## Data extract
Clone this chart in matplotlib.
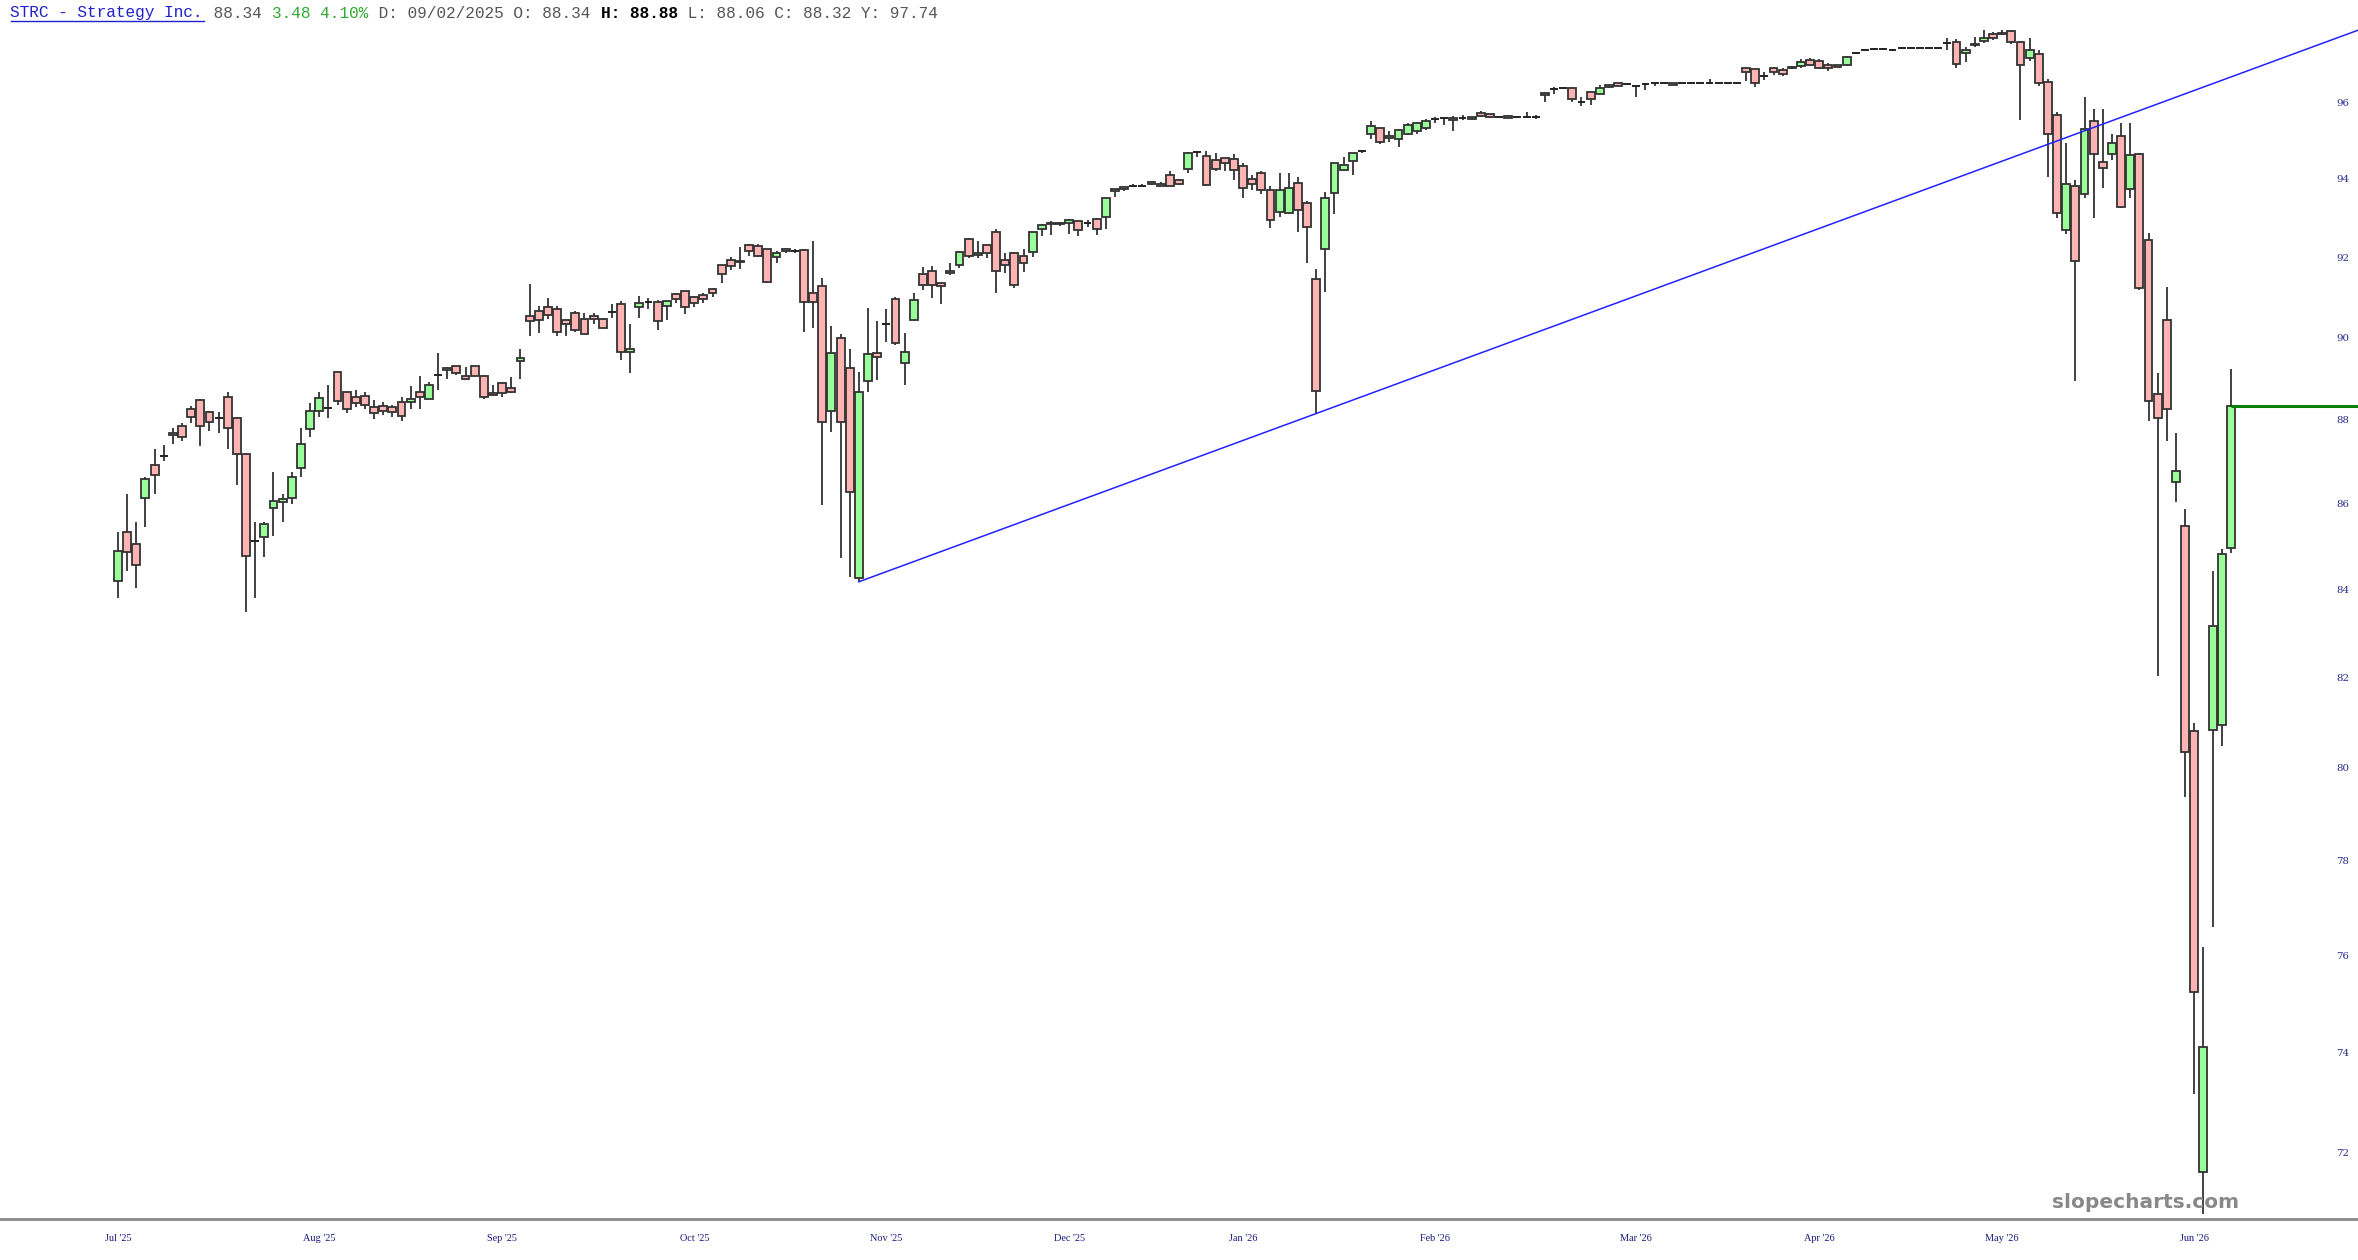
import numpy as np
import matplotlib
matplotlib.use("Agg")
import matplotlib.pyplot as plt
from matplotlib.patches import Rectangle
from matplotlib.ticker import NullLocator, NullFormatter

# daily OHLC, one value per trading session (index 1..232)
opens = [
    84.20, 85.33, 85.05, 86.14, 86.91, 87.13, 87.63, 87.85, 88.26, 88.47,
    88.18, 88.03, 88.54, 88.03, 87.18, 85.12, 85.22, 85.89, 86.04, 86.14,
    86.84, 87.78, 88.21, 88.29, 89.15, 88.66, 88.54, 88.57, 88.30, 88.34,
    88.30, 88.42, 88.42, 88.68, 88.51, 89.08, 89.20, 89.30, 89.07, 89.30,
    89.07, 88.65, 88.88, 88.78, 89.42, 90.54, 90.65, 90.77, 90.70, 90.43,
    90.61, 90.47, 90.54, 90.47, 90.63, 90.83, 89.65, 90.76, 90.89, 90.89,
    90.78, 91.08, 91.16, 91.02, 91.05, 91.20, 91.81, 91.93, 91.88, 92.32,
    92.30, 92.21, 92.00, 92.21, 92.17, 92.18, 91.12, 91.28, 88.20, 89.98,
    89.25, 84.26, 88.93, 89.62, 90.35, 90.96, 89.39, 90.44, 91.58, 91.67,
    91.35, 91.66, 91.80, 92.47, 92.05, 92.31, 92.65, 91.94, 92.12, 92.03,
    92.14, 92.71, 92.84, 92.88, 92.88, 92.91, 92.88, 92.97, 93.03, 93.68,
    93.74, 93.82, 93.83, 93.92, 93.83, 94.11, 93.98, 94.26, 94.70, 94.59,
    94.50, 94.53, 94.52, 94.34, 94.01, 94.14, 93.72, 93.15, 93.12, 93.90,
    93.37, 91.45, 92.22, 93.65, 94.22, 94.47, 94.71, 95.15, 95.32, 95.05,
    95.02, 95.16, 95.23, 95.31, 95.56, 95.59, 95.53, 95.59, 95.55, 95.72,
    95.68, 95.60, 95.59, 95.60, 95.60, 95.60, 96.19, 96.34, 96.38, 96.38,
    96.01, 96.26, 96.22, 96.39, 96.50, 96.47, 96.42, 96.48, 96.50, 96.51,
    96.46, 96.49, 96.49, 96.49, 96.49, 96.50, 96.50, 96.50, 96.90, 96.86,
    96.68, 96.89, 96.85, 96.92, 96.95, 97.10, 97.08, 96.97, 96.97, 96.97,
    97.30, 97.39, 97.41, 97.41, 97.39, 97.43, 97.44, 97.44, 97.44, 97.44,
    97.57, 97.60, 97.30, 97.50, 97.62, 97.80, 97.80, 97.88, 97.58, 97.16,
    97.28, 96.54, 95.67, 92.69, 93.81, 93.62, 95.50, 94.44, 94.65, 95.11,
    93.75, 94.65, 92.43, 88.63, 90.44, 86.52, 85.47, 80.80, 71.62, 80.84,
    80.95, 84.97,
]
highs = [
    85.34, 86.22, 85.56, 86.62, 87.29, 87.39, 87.80, 87.92, 88.34, 88.50,
    88.22, 88.19, 88.66, 88.06, 87.20, 85.56, 85.56, 86.75, 86.24, 86.75,
    87.80, 88.41, 88.66, 88.85, 89.17, 88.68, 88.71, 88.66, 88.47, 88.43,
    88.36, 88.56, 88.82, 89.07, 88.91, 89.62, 89.28, 89.31, 89.28, 89.31,
    89.08, 88.85, 88.91, 89.03, 89.73, 91.33, 90.79, 90.98, 90.79, 90.47,
    90.66, 90.60, 90.60, 90.48, 90.84, 90.90, 90.34, 91.03, 90.99, 90.93,
    90.92, 91.12, 91.17, 91.03, 91.12, 91.24, 91.82, 92.00, 92.27, 92.33,
    92.33, 92.22, 92.16, 92.24, 92.21, 92.20, 92.42, 91.48, 90.28, 90.09,
    89.73, 89.15, 90.73, 90.41, 90.71, 91.02, 90.12, 91.11, 91.77, 91.78,
    91.36, 91.85, 92.15, 92.48, 92.42, 92.32, 92.71, 92.11, 92.13, 92.22,
    92.65, 92.85, 92.91, 92.90, 92.98, 92.92, 92.95, 92.99, 93.51, 93.75,
    93.80, 93.86, 93.87, 93.95, 93.91, 94.21, 93.99, 94.69, 94.73, 94.73,
    94.68, 94.54, 94.64, 94.40, 94.10, 94.20, 93.81, 94.14, 94.14, 94.05,
    93.44, 91.72, 93.67, 94.42, 94.57, 94.68, 94.74, 95.50, 95.33, 95.24,
    95.29, 95.44, 95.48, 95.55, 95.60, 95.62, 95.63, 95.67, 95.61, 95.76,
    95.69, 95.63, 95.65, 95.61, 95.75, 95.65, 96.26, 96.40, 96.40, 96.39,
    96.14, 96.27, 96.45, 96.47, 96.51, 96.49, 96.43, 96.50, 96.53, 96.52,
    96.51, 96.50, 96.50, 96.50, 96.61, 96.51, 96.51, 96.51, 96.91, 96.87,
    96.80, 96.93, 96.91, 96.94, 97.13, 97.17, 97.15, 97.02, 96.99, 97.21,
    97.33, 97.41, 97.43, 97.43, 97.41, 97.45, 97.46, 97.46, 97.46, 97.46,
    97.70, 97.67, 97.45, 97.72, 97.91, 97.87, 97.91, 97.90, 97.63, 97.71,
    97.37, 96.60, 95.75, 94.94, 93.96, 96.14, 95.81, 95.81, 95.17, 95.44,
    95.46, 94.66, 92.62, 89.13, 91.27, 87.69, 85.87, 80.99, 76.16, 84.42,
    84.94, 89.22,
]
lows = [
    83.80, 84.44, 84.03, 85.46, 86.23, 87.00, 87.41, 87.49, 87.91, 87.38,
    87.72, 87.67, 87.29, 86.43, 83.49, 83.80, 84.76, 85.24, 85.58, 85.99,
    86.64, 87.58, 88.06, 88.03, 88.36, 88.16, 88.30, 88.25, 88.02, 88.12,
    88.07, 87.97, 88.26, 88.26, 88.50, 88.71, 88.98, 89.08, 88.97, 89.06,
    88.51, 88.57, 88.56, 88.65, 88.98, 90.05, 90.11, 90.46, 90.03, 90.05,
    90.13, 90.09, 90.35, 90.24, 90.48, 89.45, 89.14, 90.48, 90.71, 90.20,
    90.44, 90.87, 90.59, 90.76, 90.86, 91.02, 91.35, 91.68, 91.72, 92.04,
    92.02, 91.35, 91.87, 92.11, 92.11, 90.13, 90.25, 85.97, 87.70, 84.72,
    84.30, 84.18, 88.68, 88.96, 89.90, 89.81, 88.85, 90.42, 91.19, 90.99,
    90.83, 91.56, 91.73, 91.98, 91.98, 91.98, 91.11, 91.62, 91.23, 91.63,
    92.01, 92.53, 92.56, 92.80, 92.59, 92.53, 92.76, 92.56, 92.72, 93.54,
    93.68, 93.79, 93.81, 93.84, 93.81, 93.82, 93.84, 94.14, 94.57, 93.81,
    94.21, 94.21, 93.98, 93.50, 93.72, 93.60, 92.75, 93.03, 93.09, 92.65,
    91.85, 88.15, 91.14, 93.11, 94.20, 94.11, 94.68, 95.03, 94.90, 94.96,
    94.83, 95.14, 95.17, 95.27, 95.44, 95.40, 95.23, 95.53, 95.53, 95.62,
    95.58, 95.58, 95.58, 95.59, 95.58, 95.55, 96.01, 96.20, 96.35, 96.01,
    95.89, 95.91, 96.21, 96.38, 96.42, 96.45, 96.14, 96.31, 96.43, 96.50,
    96.45, 96.48, 96.48, 96.48, 96.48, 96.49, 96.49, 96.49, 96.55, 96.40,
    96.57, 96.71, 96.69, 96.87, 96.89, 96.96, 96.87, 96.83, 96.92, 96.96,
    97.26, 97.37, 97.39, 97.39, 97.37, 97.41, 97.42, 97.42, 97.42, 97.42,
    97.38, 96.90, 97.05, 97.47, 97.56, 97.64, 97.78, 97.53, 95.52, 97.08,
    96.41, 94.05, 92.99, 92.59, 88.93, 93.50, 92.99, 93.76, 94.48, 93.25,
    93.52, 91.18, 87.97, 82.04, 87.49, 86.04, 79.36, 73.16, 70.80, 76.58,
    80.48, 84.84,
]
closes = [
    84.89, 84.87, 84.56, 86.59, 86.68, 87.13, 87.67, 87.58, 88.07, 87.85,
    87.94, 88.03, 87.80, 87.18, 84.77, 85.12, 85.53, 86.07, 86.12, 86.62,
    87.41, 88.22, 88.52, 88.29, 88.46, 88.26, 88.40, 88.36, 88.16, 88.22,
    88.18, 88.08, 88.51, 88.56, 88.85, 89.08, 89.25, 89.13, 88.98, 89.07,
    88.54, 88.61, 88.64, 88.66, 89.49, 90.40, 90.44, 90.57, 90.15, 90.35,
    90.20, 90.10, 90.46, 90.25, 90.63, 89.65, 89.73, 90.87, 90.89, 90.40,
    90.92, 90.95, 90.76, 90.85, 90.97, 91.12, 91.58, 91.78, 91.90, 92.15,
    92.04, 91.39, 92.10, 92.15, 92.17, 90.89, 90.89, 87.94, 89.62, 87.94,
    86.27, 88.67, 89.60, 89.52, 90.35, 89.86, 89.64, 90.93, 91.30, 91.30,
    91.29, 91.61, 92.14, 92.03, 92.11, 92.11, 91.66, 91.81, 91.32, 91.86,
    92.64, 92.82, 92.88, 92.84, 92.96, 92.70, 92.88, 92.71, 93.50, 93.74,
    93.79, 93.82, 93.83, 93.87, 93.87, 93.83, 93.86, 94.68, 94.70, 93.85,
    94.26, 94.42, 94.22, 93.77, 93.88, 93.72, 92.96, 93.72, 93.77, 93.21,
    92.78, 88.70, 93.51, 94.42, 94.37, 94.68, 94.71, 95.38, 94.95, 95.10,
    95.26, 95.41, 95.44, 95.50, 95.56, 95.59, 95.58, 95.59, 95.60, 95.63,
    95.60, 95.60, 95.63, 95.60, 95.60, 95.60, 96.25, 96.34, 96.38, 96.08,
    96.01, 96.08, 96.36, 96.45, 96.43, 96.47, 96.42, 96.48, 96.50, 96.51,
    96.50, 96.49, 96.49, 96.49, 96.49, 96.50, 96.50, 96.50, 96.78, 96.51,
    96.68, 96.78, 96.74, 96.89, 97.05, 96.99, 96.89, 96.90, 96.93, 97.20,
    97.30, 97.39, 97.41, 97.41, 97.39, 97.43, 97.44, 97.44, 97.44, 97.44,
    97.57, 97.01, 97.39, 97.54, 97.70, 97.70, 97.84, 97.58, 96.97, 97.39,
    96.49, 95.16, 93.12, 93.88, 91.90, 95.30, 94.65, 94.28, 94.93, 93.27,
    94.62, 91.23, 88.46, 88.05, 88.26, 86.77, 80.35, 75.23, 74.11, 83.17,
    84.83, 88.32,
]

# month labels and the session they sit under
month_labels = ["Jul '25", "Aug '25", "Sep '25", "Oct '25", "Nov '25", "Dec '25",
                "Jan '26", "Feb '26", "Mar '26", "Apr '26", "May '26", "Jun '26"]
month_pos = [1, 23, 43, 64, 85, 105, 124, 145, 167, 187, 207, 228]

price_ticks = [72, 74, 76, 78, 80, 82, 84, 86, 88, 90, 92, 94, 96]

# trendline anchors (session, price) and last close marker
trend_a = (82, 84.18)
trend_b = (132, 88.15)
last_close = 88.32

x = np.arange(1, len(closes) + 1)

fig = plt.figure(figsize=(23.58, 12.60), dpi=100)
ax = fig.add_axes([0, 41 / 1260, 1, 1219 / 1260])

ax.set_yscale("log")
ax.set_xlim(-11.9, 245.9)
ax.set_ylim(70.70, 98.72)

edge = "#333333"
body_w = 0.86
for xi, o, h, l, c in zip(x, opens, highs, lows, closes):
    ax.vlines(xi, l, h, color=edge, lw=1.3, zorder=2)
    if c > o:
        ax.add_patch(Rectangle((xi - body_w / 2, o), body_w, c - o,
                               facecolor="#99ff99", edgecolor=edge, lw=1.3, zorder=3))
    elif c < o:
        ax.add_patch(Rectangle((xi - body_w / 2, c), body_w, o - c,
                               facecolor="#ffb3b3", edgecolor=edge, lw=1.3, zorder=3))
    else:
        ax.hlines(o, xi - body_w / 2, xi + body_w / 2, color="#222222", lw=1.4, zorder=3)

# blue trendline through the two lows, extended to the right edge
slope = (np.log(trend_b[1]) - np.log(trend_a[1])) / (trend_b[0] - trend_a[0])
tx = np.array([trend_a[0], 245.9])
ty = np.exp(np.log(trend_a[1]) + slope * (tx - trend_a[0]))
ax.plot(tx, ty, color="#2222ff", lw=1.1, zorder=4)

# green line at the last close
ax.hlines(last_close, x[-1], 245.9, color="#008000", lw=2.2, zorder=4)

# axes styling
for side in ["top", "left", "right"]:
    ax.spines[side].set_visible(False)
ax.spines["bottom"].set_color("#888888")
ax.spines["bottom"].set_linewidth(2.0)

ax.set_xticks(month_pos)
ax.set_xticklabels(month_labels, family="Liberation Serif", fontsize=7.4, color="#1a1a80")
ax.tick_params(axis="x", length=0, pad=11)

ax.yaxis.tick_right()
ax.yaxis.set_minor_locator(NullLocator())
ax.yaxis.set_minor_formatter(NullFormatter())
ax.set_yticks(price_ticks)
ax.set_yticklabels([str(v) for v in price_ticks], family="DejaVu Serif",
                   fontsize=7.4, color="#2b2b8c")
ax.tick_params(axis="y", length=0, pad=-11)
for lab in ax.get_yticklabels():
    lab.set_ha("center")

# watermark
fig.text(2146 / 2358, 1 - 1203 / 1260, "slopecharts.com", ha="center", va="center",
         fontsize=14.5, fontweight="bold", color="#888888", family="DejaVu Sans", zorder=1)

# header line, monospace so each piece is placed by character count
pieces = [
    ("STRC - Strategy Inc.", "#2020cc", "normal"),
    (" 88.34 ", "#555555", "normal"),
    ("3.48 4.10%", "#33aa33", "normal"),
    (" D: 09/02/2025 O: 88.34 ", "#555555", "normal"),
    ("H: 88.88", "#000000", "bold"),
    (" L: 88.06 C: 88.32 Y: 97.74", "#555555", "normal"),
]
char_w = 9.68
x0 = 10.5
pos = 0
for txt, col, wt in pieces:
    fig.text((x0 + pos * char_w) / 2358, 1 - 13 / 1260, txt, ha="left", va="center",
             family="Liberation Mono", fontsize=11.6, color=col, fontweight=wt)
    pos += len(txt)
fig.add_artist(plt.Line2D([x0 / 2358, (x0 + 20 * char_w) / 2358],
                          [1 - 21 / 1260, 1 - 21 / 1260], color="#2020cc", lw=1.0))

fig.savefig("out.png", dpi=100)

## What is being asked
Copy nothing but the lines from the top of the material through the line holding "from matplotlib.ticker import", exactly as written; omit pictures.

## Worked solution
Clone this chart in matplotlib.
import numpy as np
import matplotlib
matplotlib.use("Agg")
import matplotlib.pyplot as plt
from matplotlib.patches import Rectangle
from matplotlib.ticker import NullLocator, NullFormatter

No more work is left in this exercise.